Pense antes «Não é uma questão de calorias, mas de hábito. Quer a comida não planeada tenha 20 ou duas mil calorias, reforçará o meu hábito de ceder».

«Não acredito que acabei de comer isto! Estraguei tudo. Amanhã entro nos eixos»

Pense antes «Se eu estivesse a conduzir na autoestrada e falhasse a saída, continuaria a conduzir mais cinco horas na direção errada? Não, sairia na seguinte. É o que vou fazer agora».

«Fazer dieta é tão difícil! Por que é que estou a fazer isto?»

Pense antes «Boa pergunta! É importante saber sempre por que é que estou a tentar perder peso e o que quero obter com isso. Ler, diariamente, uma lista dos meus motivos vai ajudar-me a ter em mente que é difícil, mas que as vantagens compensam».

O meio que a envolve

Diretor do Laboratório de Alimentos e Marcas da Universidade de Cornell, nos Estados Unidos da América, o investigador Brian Wansink celebrizou-se com o livro «Mindless Eating», editado em Portugal como »Comer Sem Pensar» (Sinais de Fogo). «A maior parte das pessoas está serenamente inconsciente daquilo que influencia a quantidade de comida que ingere», sustém.

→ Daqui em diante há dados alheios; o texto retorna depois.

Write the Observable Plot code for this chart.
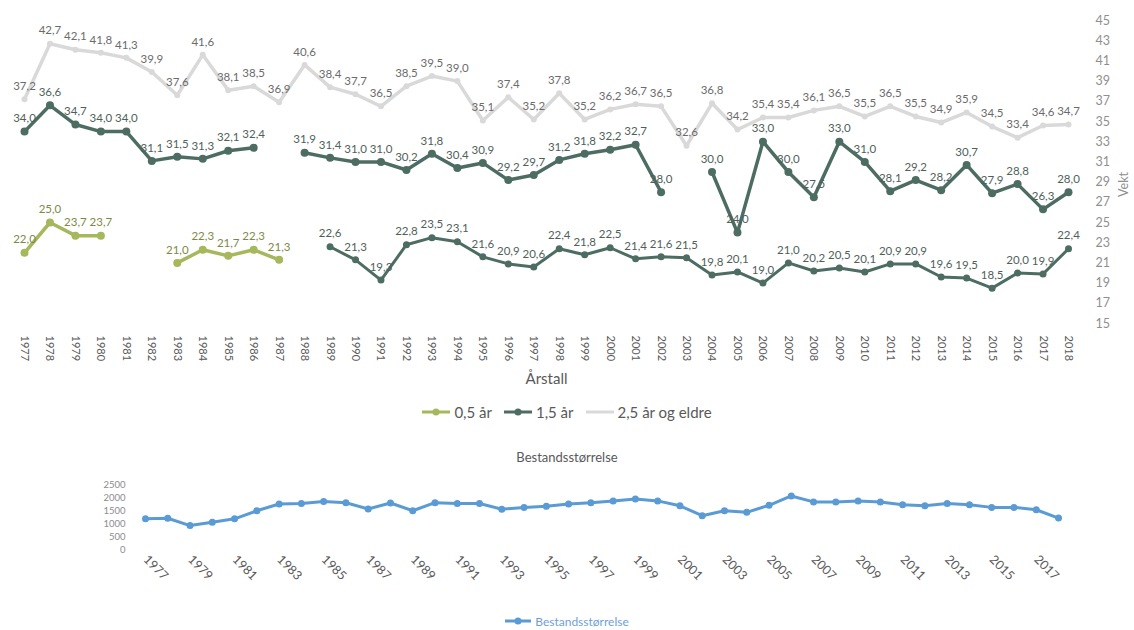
<!DOCTYPE html>
<html><head><meta charset="utf-8">
<script src="https://cdn.jsdelivr.net/npm/d3@7"></script>
<script src="https://cdn.jsdelivr.net/npm/@observablehq/plot@0.6"></script>
<style>
body{margin:0;background:#fff;font-family:Lato,"Open Sans",sans-serif;}
#wrap{position:relative;width:1134px;height:630px;overflow:hidden;background:#fff;}
.abs{position:absolute;left:0;width:1134px;}
.legend{display:flex;align-items:center;justify-content:center;font-size:15px;color:#595959;height:20px;}
.legend .item{display:flex;align-items:center;margin:0 6px;}
.legend svg{margin-right:4px;}
.title{text-align:center;font-size:13px;color:#595959;}
</style></head><body>
<div id="wrap">
  <div id="top" class="abs" style="top:0"></div>
  <div id="legTop" class="abs legend" style="top:402px"></div>
  <div class="abs title" style="top:449px">Bestandsstørrelse</div>
  <div id="bottom" class="abs" style="top:470px"></div>
  <div id="legBot" class="abs legend" style="top:611px;font-size:12px;color:#6f9fd8"></div>
</div>
<script>
const years = [1977,1978,1979,1980,1981,1982,1983,1984,1985,1986,1987,1988,1989,1990,1991,1992,1993,1994,1995,1996,1997,1998,1999,2000,2001,2002,2003,2004,2005,2006,2007,2008,2009,2010,2011,2012,2013,2014,2015,2016,2017,2018];
// Vekt, 0,5 år (kalv)
const calves = [22.0,25.0,23.7,23.7,null,null,21.0,22.3,21.7,22.3,21.3,null,22.6,21.3,19.3,22.8,23.5,23.1,21.6,20.9,20.6,22.4,21.8,22.5,21.4,21.6,21.5,19.8,20.1,19.0,21.0,20.2,20.5,20.1,20.9,20.9,19.6,19.5,18.5,20.0,19.9,22.4];
// Vekt, 1,5 år
const yearlings = [34.0,36.6,34.7,34.0,34.0,31.1,31.5,31.3,32.1,32.4,null,31.9,31.4,31.0,31.0,30.2,31.8,30.4,30.9,29.2,29.7,31.2,31.8,32.2,32.7,28.0,null,30.0,24.0,33.0,30.0,27.5,33.0,31.0,28.1,29.2,28.2,30.7,27.9,28.8,26.3,28.0];
// Vekt, 2,5 år og eldre
const adults = [37.2,42.7,42.1,41.8,41.3,39.9,37.6,41.6,38.1,38.5,36.9,40.6,38.4,37.7,36.5,38.5,39.5,39.0,35.1,37.4,35.2,37.8,35.2,36.2,36.7,36.5,32.6,36.8,34.2,35.4,35.4,36.1,36.5,35.5,36.5,35.5,34.9,35.9,34.5,33.4,34.6,34.7];
// Bestandsstørrelse
const herd = [1180,1200,920,1050,1180,1490,1750,1770,1850,1800,1560,1790,1490,1800,1770,1770,1550,1620,1660,1750,1800,1870,1940,1870,1680,1300,1490,1430,1700,2060,1830,1830,1870,1830,1720,1680,1770,1720,1620,1620,1530,1210];
const vektTicks = [15,17,19,21,23,25,27,29,31,33,35,37,39,41,43,45];
const herdTicks = [0,500,1000,1500,2000,2500];
const herdYearTicks = [1977,1979,1981,1983,1985,1987,1989,1991,1993,1995,1997,1999,2001,2003,2005,2007,2009,2011,2013,2015,2017];
const seriesNames = ["0,5 år","1,5 år","2,5 år og eldre"];
const seriesColors = ["#a5b85c","#4d6d62","#d9d9d9"];
const herdName = "Bestandsstørrelse";
const herdColor = "#5b9bd5";

const rows = years.map((year,i)=>({year, calves:calves[i], yearlings:yearlings[i], adults:adults[i], herd:herd[i]}));
const fmt = v => v == null ? "" : v.toFixed(1).replace(".", ",");
const font = "Lato, 'Open Sans', sans-serif";

const topChart = Plot.plot({
  width:1134, height:395,
  marginLeft:24, marginRight:66, marginTop:20, marginBottom:72,
  style:{fontFamily:font, background:"transparent", overflow:"visible"},
  x:{domain:[1977,2018], axis:null},
  y:{domain:[15,45], axis:null},
  marks:[
    Plot.axisX({ticks:years, tickFormat:"d", tickRotate:90, tickSize:0, tickPadding:12, fontSize:11, color:"#595959", label:null}),
    Plot.axisY({anchor:"right", ticks:vektTicks, tickSize:0, tickPadding:27, fontSize:12.5, color:"#8f8f8f", label:null}),
    Plot.text(["Årstall"], {frameAnchor:"bottom", dy:60, fontSize:15, fill:"#595959"}),
    Plot.text(["Vekt"], {frameAnchor:"right", dx:55, dy:0, rotate:-90, fontSize:12.5, fill:"#8f8f8f"}),
    // 2,5 år og eldre
    Plot.line(rows, {x:"year", y:"adults", stroke:seriesColors[2], strokeWidth:3.5}),
    Plot.dot(rows, {x:"year", y:"adults", r:3, fill:seriesColors[2]}),
    // 1,5 år
    Plot.line(rows, {x:"year", y:"yearlings", stroke:seriesColors[1], strokeWidth:3.5}),
    Plot.dot(rows, {x:"year", y:"yearlings", r:4, fill:seriesColors[1]}),
    // 0,5 år
    Plot.line(rows, {filter:d=>d.year<1988, x:"year", y:"calves", stroke:seriesColors[0], strokeWidth:3.5}),
    Plot.dot(rows, {filter:d=>d.year<1988, x:"year", y:"calves", r:4, fill:seriesColors[0]}),
    Plot.line(rows, {filter:d=>d.year>1988, x:"year", y:"calves", stroke:seriesColors[1], strokeWidth:3}),
    Plot.dot(rows, {filter:d=>d.year>1988, x:"year", y:"calves", r:3.5, fill:seriesColors[1]}),
    // data labels
    Plot.text(rows, {filter:d=>d.adults!=null, x:"year", y:"adults", text:d=>fmt(d.adults), dy:-13, fontSize:11.5, fill:"#6b6b6b"}),
    Plot.text(rows, {filter:d=>d.yearlings!=null, x:"year", y:"yearlings", text:d=>fmt(d.yearlings), dy:-13, fontSize:11.5, fill:"#4f5f5a"}),
    Plot.text(rows, {filter:d=>d.calves!=null, x:"year", y:"calves", text:d=>fmt(d.calves), dy:-13, fontSize:11.5, fill:d=>d.year<1988 ? "#7d8a45" : "#4f5f5a"})
  ]
});
document.getElementById("top").appendChild(topChart);

const botChart = Plot.plot({
  width:1134, height:140,
  marginLeft:145, marginRight:76, marginTop:14, marginBottom:61,
  style:{fontFamily:font, background:"transparent", overflow:"visible"},
  x:{domain:[1977,2018], axis:null},
  y:{domain:[0,2500], axis:null},
  marks:[
    Plot.axisX({ticks:herdYearTicks, tickFormat:"d", tickRotate:45, tickSize:0, tickPadding:8, fontSize:12.5, color:"#595959", label:null}),
    Plot.axisY({ticks:herdTicks, tickFormat:"d", tickSize:0, tickPadding:20, fontSize:9.5, color:"#8c8c8c", label:null}),
    Plot.line(rows, {x:"year", y:"herd", stroke:herdColor, strokeWidth:3}),
    Plot.dot(rows, {x:"year", y:"herd", r:3.5, fill:herdColor})
  ]
});
document.getElementById("bottom").appendChild(botChart);

function swatch(color, w, dot){
  return `<svg width="${w}" height="10"><line x1="0" y1="5" x2="${w}" y2="5" stroke="${color}" stroke-width="3"/>${dot?`<circle cx="${w/2}" cy="5" r="3.5" fill="${color}"/>`:""}</svg>`;
}
document.getElementById("legTop").innerHTML = seriesNames.map((n,i)=>`<span class="item">${swatch(seriesColors[i], 28, i<2)}${n}</span>`).join("");
document.getElementById("legBot").innerHTML = `<span class="item">${swatch(herdColor, 26, true)}${herdName}</span>`;
</script>
</body></html>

«Comemos em demasia, não por termos fome, mas por causa da família e dos amigos, das embalagens e dos pratos, dos nomes e dos números, dos rótulos e das luzes, das cores e das velas, das formas e cheiros, das distrações e distâncias, dos louceiros e recipientes.» O facto de estes fatores parecerem pouco relacionados com o que comemos, argumenta, é precisamente o motivo pelo qual «têm um efeito tão grande», defende.

Condicionar a mente

«Quando uma pessoa se serve previamente, come cerca de 14 por cento menos do que quando põe no prato pequenas quantidades e volta a servir-se mais duas ou três vezes». Deixar à vista ossos, garrafas vazias ou vestígios do que já foi consumido, ajuda a reduzir o que se come ou bebe.

Saciar o cérebro

Troque 20 por cento da dose (por exemplo, de massa) por fruta e vegetais. Esta quantidade corresponde à «margem inconsciente». «A zona em que podemos comer um pouco demais ou de menos sem ter consciência disso», advoga o investigador. Assim superará o mecanismo inconsciente de parar de comer com base em sinais como já nada restar na mesa, todos terem saído ou o prato ficar vazio.

Ilusões óticas

Quanto maior for o recipiente de onde se serve mais irá comer, pelo que é benéfico arrumar os alimentos em embalagens menores. Da mesma forma, deve preferir pratos mais pequenos (a mesma dose parecerá menor num prato do tamanho de uma travessa); e usar copos esguios, já que tenderá a beber mais num baixo e largo. Contornar estas ilusões óticas permite reduzir o que come ou bebe em, pelo menos, 15 por cento.

Medidas dissuasoras

Para comer menos, aumente o esforço necessário para o conseguir. Não compre alimentos tentadores ou arrume-os num armário de difícil acesso. Use fita-cola em vez de molas para fechar pacotes. Deixe a travessa a, pelo menos, dois metros da mesa e petisque apenas à mesa num prato vazio, para ter de se servir, comer e limpar.

Superar a fome emocional

Para avaliar se são as suas emoções que a motivam a comer, e conseguir superá-la, experimente fazer o que se segue:

- Sempre que estiver prestes a comer, pense no seu estômago como um depósito. Estará a zero, a ½, ¾, cheio, muito cheio ou a abarrotar? O ideal será ficar entre ¾ e cheio. Se o fizer sempre, ao fim de duas semanas perceberá instintivamente por que é que come.

- Para diminuir o risco de se desviar dos bons hábitos, diminua as opções. Coma todos os dias a mesma coisa à refeição em que tem menos tempo.

- Coloque na despensa uma lista de emergência de alimentos saudáveis para quando a fome emocional ataca.

- Procure identificar as necessidades que está a tentar preencher com a comida e busque outras formas de o fazer, nomeadamente ocupando o tempo com a família, o trabalho, o exercício, um hobby que a apaixone, a meditação ou oração.